▸ Problem details:
Among the entries below, which lines run from the line with "What seaborn and" through the line with "import seaborn as sns"? Retype those, both ends included, exactly and without pictures.

▸ Input material:
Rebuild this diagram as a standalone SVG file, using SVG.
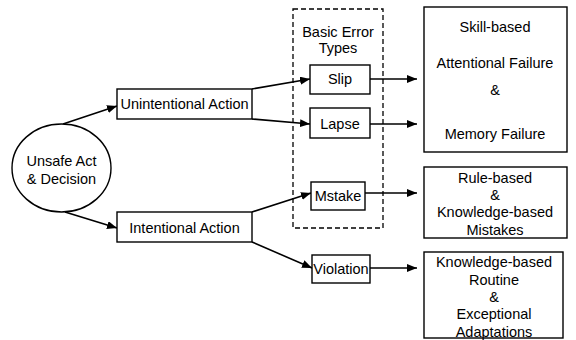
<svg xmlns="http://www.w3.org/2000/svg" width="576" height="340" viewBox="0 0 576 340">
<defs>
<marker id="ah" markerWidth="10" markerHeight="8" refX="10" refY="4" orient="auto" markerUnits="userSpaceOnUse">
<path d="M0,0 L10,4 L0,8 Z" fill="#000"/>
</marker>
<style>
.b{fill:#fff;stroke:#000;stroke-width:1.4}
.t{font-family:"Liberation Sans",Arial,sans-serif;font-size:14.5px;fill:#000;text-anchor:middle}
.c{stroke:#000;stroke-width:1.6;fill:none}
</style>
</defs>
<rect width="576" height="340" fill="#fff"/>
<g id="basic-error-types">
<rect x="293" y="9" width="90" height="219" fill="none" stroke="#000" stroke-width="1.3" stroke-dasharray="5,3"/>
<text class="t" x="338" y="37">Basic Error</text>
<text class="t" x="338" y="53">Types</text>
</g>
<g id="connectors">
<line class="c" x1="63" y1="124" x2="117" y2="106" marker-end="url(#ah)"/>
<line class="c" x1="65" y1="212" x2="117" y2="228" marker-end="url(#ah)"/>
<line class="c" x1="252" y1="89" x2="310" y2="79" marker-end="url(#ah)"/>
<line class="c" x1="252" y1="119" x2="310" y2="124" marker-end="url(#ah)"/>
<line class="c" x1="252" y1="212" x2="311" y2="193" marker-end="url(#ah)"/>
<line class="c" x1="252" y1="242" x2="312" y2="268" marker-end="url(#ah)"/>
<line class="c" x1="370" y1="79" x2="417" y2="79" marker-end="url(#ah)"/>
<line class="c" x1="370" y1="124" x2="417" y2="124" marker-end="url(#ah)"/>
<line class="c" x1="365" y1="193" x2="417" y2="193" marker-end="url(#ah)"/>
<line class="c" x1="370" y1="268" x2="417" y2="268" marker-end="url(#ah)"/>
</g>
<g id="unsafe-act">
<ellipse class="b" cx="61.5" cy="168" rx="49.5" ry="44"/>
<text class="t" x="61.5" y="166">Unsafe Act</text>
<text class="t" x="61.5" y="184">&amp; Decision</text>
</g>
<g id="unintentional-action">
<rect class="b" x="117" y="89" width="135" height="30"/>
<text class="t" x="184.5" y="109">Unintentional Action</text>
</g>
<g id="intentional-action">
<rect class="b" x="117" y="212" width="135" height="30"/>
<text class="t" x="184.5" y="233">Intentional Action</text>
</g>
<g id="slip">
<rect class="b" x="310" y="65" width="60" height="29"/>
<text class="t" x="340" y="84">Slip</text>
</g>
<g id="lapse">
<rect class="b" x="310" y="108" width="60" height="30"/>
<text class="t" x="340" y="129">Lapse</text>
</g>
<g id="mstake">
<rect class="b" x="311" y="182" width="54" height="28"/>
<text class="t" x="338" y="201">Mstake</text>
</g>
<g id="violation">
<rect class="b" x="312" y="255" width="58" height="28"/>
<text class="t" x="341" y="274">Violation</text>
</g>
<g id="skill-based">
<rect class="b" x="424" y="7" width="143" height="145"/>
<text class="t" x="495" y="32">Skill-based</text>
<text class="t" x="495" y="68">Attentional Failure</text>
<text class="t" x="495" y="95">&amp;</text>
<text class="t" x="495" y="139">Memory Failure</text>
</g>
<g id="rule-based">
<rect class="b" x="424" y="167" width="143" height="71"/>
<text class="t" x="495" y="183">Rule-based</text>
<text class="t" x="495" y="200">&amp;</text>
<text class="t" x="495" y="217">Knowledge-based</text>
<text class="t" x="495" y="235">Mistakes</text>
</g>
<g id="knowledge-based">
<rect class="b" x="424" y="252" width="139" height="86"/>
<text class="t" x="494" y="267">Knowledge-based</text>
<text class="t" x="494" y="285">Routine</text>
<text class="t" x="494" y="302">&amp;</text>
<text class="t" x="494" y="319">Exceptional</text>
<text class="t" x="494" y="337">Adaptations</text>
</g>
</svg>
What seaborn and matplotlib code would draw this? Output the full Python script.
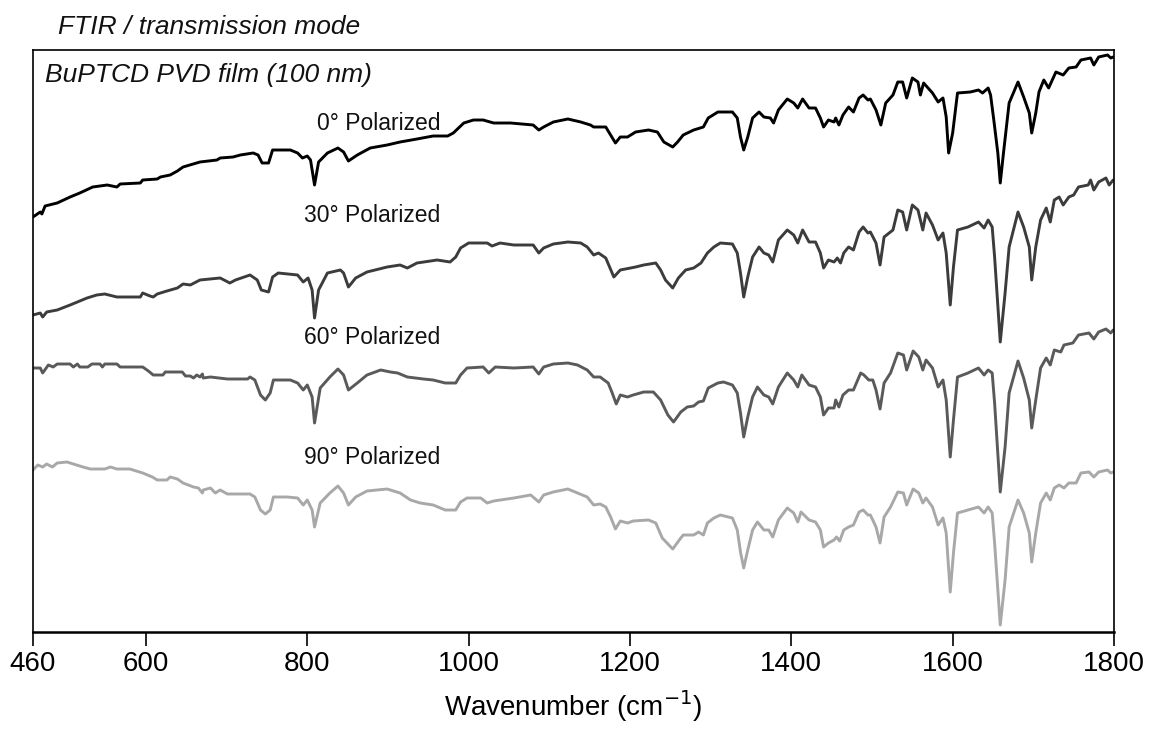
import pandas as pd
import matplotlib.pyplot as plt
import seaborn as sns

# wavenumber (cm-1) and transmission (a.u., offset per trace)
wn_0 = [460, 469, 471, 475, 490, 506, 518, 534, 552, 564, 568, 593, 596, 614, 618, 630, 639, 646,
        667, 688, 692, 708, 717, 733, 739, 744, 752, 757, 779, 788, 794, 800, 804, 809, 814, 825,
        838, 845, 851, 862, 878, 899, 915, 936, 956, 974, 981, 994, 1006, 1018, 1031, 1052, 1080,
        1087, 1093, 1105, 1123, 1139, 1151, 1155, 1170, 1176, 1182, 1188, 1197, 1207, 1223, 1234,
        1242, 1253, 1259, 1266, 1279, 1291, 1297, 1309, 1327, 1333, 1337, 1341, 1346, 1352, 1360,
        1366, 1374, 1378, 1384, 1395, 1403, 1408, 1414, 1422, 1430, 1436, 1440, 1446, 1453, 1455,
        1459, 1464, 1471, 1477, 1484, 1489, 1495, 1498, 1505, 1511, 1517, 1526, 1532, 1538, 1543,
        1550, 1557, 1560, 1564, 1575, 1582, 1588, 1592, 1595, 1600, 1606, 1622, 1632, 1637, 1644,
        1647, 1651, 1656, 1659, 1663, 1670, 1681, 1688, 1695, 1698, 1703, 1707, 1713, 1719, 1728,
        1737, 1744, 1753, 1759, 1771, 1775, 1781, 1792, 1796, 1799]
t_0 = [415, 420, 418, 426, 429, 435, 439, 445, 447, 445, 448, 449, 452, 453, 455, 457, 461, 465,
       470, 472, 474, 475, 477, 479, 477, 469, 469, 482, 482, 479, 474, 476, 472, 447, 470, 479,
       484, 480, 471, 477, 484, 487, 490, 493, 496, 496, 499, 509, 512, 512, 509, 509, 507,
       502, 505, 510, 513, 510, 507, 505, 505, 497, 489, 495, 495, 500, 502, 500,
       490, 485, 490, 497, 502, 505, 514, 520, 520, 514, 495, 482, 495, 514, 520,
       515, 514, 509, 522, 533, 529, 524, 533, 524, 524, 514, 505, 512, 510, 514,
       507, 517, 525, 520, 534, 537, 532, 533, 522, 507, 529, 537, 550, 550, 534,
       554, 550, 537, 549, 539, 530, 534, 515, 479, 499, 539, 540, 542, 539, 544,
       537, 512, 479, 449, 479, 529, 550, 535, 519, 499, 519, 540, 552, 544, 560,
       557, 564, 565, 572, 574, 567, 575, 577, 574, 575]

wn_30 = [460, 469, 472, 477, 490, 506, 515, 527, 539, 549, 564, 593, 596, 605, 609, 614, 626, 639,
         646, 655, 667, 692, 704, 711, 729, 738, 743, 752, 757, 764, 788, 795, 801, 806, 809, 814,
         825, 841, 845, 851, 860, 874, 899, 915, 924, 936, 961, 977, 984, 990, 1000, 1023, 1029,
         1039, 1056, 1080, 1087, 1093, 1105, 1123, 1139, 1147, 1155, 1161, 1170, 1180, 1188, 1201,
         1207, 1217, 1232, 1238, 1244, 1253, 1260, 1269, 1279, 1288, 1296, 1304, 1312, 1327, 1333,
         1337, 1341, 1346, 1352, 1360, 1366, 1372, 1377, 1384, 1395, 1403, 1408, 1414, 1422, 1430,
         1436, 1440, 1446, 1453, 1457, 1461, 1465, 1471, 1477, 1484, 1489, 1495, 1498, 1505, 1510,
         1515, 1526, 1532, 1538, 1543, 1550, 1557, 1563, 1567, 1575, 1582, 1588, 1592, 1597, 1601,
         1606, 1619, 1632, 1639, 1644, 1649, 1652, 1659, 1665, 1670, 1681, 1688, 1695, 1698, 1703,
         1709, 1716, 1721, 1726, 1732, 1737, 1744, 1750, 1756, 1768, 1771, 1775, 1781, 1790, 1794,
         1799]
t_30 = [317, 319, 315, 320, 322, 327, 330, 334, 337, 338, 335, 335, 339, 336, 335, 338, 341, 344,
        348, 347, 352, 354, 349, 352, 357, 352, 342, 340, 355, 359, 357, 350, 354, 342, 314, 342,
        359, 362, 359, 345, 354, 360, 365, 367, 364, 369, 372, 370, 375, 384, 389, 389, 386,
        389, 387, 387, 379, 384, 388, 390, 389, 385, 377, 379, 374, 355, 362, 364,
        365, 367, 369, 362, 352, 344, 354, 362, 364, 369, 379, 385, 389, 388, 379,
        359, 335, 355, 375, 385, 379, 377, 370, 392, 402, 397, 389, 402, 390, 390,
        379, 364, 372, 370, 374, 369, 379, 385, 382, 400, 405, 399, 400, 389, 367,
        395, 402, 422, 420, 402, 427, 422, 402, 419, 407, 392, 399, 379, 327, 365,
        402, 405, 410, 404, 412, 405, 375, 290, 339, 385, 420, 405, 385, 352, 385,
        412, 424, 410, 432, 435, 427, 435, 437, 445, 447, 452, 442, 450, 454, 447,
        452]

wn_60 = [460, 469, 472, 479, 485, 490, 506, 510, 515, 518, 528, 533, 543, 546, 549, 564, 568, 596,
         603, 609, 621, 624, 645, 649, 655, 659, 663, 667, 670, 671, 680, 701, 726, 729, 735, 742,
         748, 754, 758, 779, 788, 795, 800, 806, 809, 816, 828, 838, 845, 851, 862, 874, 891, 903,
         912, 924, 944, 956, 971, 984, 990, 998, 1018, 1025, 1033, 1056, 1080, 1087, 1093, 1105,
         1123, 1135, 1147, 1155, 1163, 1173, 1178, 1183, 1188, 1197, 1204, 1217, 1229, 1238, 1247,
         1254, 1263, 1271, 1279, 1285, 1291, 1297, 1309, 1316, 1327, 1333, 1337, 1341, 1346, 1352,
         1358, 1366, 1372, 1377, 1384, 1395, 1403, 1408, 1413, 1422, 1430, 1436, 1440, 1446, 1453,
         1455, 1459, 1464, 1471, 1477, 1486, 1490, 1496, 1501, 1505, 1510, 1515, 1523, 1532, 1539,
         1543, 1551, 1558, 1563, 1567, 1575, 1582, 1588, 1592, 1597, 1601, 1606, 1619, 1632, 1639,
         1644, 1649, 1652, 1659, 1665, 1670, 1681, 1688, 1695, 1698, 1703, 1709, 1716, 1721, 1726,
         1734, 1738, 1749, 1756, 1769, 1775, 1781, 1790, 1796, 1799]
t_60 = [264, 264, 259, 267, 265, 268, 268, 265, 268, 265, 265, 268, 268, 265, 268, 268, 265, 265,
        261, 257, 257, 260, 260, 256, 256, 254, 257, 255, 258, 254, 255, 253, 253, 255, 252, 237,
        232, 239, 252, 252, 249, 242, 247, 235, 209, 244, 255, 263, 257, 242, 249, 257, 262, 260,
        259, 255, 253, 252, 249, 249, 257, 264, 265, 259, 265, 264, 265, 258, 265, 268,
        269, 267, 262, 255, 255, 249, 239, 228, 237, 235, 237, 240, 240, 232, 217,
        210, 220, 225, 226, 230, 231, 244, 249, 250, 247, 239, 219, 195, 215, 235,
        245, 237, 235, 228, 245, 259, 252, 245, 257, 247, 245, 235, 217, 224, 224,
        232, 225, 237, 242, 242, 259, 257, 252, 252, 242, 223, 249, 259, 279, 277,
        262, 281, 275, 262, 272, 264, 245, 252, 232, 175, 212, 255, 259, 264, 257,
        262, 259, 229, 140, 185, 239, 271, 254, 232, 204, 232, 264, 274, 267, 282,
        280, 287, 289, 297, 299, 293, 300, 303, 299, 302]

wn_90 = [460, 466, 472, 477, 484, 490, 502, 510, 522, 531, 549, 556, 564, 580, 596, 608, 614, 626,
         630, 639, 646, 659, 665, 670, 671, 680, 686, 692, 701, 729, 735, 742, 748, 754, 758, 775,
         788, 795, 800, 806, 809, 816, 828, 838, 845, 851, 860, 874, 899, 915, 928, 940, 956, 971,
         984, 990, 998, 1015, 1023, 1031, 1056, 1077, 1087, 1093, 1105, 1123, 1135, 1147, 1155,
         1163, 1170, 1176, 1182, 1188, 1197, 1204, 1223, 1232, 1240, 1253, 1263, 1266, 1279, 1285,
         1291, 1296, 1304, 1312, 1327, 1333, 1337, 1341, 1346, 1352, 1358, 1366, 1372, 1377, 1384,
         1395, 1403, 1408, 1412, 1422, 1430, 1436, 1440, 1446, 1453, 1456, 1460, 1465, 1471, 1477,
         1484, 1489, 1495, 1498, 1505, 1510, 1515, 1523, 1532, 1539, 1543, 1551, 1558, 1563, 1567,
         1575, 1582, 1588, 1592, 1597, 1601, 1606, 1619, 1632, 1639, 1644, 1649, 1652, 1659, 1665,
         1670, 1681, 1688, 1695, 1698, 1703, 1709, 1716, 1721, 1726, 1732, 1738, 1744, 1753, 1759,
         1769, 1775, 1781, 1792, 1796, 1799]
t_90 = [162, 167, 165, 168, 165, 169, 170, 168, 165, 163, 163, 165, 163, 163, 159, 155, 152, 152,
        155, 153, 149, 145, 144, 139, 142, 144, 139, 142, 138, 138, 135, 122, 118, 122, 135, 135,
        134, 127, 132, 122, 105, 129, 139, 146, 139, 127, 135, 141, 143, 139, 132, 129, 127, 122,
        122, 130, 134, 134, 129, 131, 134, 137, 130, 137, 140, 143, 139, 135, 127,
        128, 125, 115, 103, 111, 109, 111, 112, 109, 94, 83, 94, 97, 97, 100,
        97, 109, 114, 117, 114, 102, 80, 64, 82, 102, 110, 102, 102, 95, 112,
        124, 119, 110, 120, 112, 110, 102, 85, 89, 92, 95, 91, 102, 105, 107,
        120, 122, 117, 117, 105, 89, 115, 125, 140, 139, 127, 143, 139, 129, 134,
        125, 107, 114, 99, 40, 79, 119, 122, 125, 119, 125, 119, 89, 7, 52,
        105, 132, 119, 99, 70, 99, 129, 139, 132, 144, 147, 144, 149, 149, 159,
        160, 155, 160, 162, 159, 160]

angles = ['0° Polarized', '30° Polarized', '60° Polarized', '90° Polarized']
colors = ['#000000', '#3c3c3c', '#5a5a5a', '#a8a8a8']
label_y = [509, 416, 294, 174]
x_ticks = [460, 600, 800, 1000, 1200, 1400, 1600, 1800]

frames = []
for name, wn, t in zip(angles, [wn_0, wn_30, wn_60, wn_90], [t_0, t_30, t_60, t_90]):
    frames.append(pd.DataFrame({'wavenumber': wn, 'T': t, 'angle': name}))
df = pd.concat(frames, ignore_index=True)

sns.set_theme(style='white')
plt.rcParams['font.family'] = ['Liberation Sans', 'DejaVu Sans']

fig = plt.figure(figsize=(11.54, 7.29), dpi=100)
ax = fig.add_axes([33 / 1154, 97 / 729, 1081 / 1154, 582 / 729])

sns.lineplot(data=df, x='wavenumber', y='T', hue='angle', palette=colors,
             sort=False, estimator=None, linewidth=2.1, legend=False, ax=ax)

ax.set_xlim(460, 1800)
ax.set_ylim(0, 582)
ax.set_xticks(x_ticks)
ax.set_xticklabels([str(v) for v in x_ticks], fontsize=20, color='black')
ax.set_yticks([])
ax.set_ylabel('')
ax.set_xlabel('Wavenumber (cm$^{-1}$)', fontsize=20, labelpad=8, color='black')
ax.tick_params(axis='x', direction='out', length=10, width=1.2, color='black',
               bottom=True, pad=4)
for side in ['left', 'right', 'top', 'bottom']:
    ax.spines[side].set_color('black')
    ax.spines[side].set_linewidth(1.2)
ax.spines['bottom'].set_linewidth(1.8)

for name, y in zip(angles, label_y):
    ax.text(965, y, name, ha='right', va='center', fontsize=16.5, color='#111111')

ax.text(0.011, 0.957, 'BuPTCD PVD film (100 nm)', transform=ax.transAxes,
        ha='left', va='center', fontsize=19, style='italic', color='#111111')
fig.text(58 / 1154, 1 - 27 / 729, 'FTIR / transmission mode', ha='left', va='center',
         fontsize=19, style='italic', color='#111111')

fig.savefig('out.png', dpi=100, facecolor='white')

▸ The output:
What seaborn and matplotlib code would draw this? Output the full Python script.
import pandas as pd
import matplotlib.pyplot as plt
import seaborn as sns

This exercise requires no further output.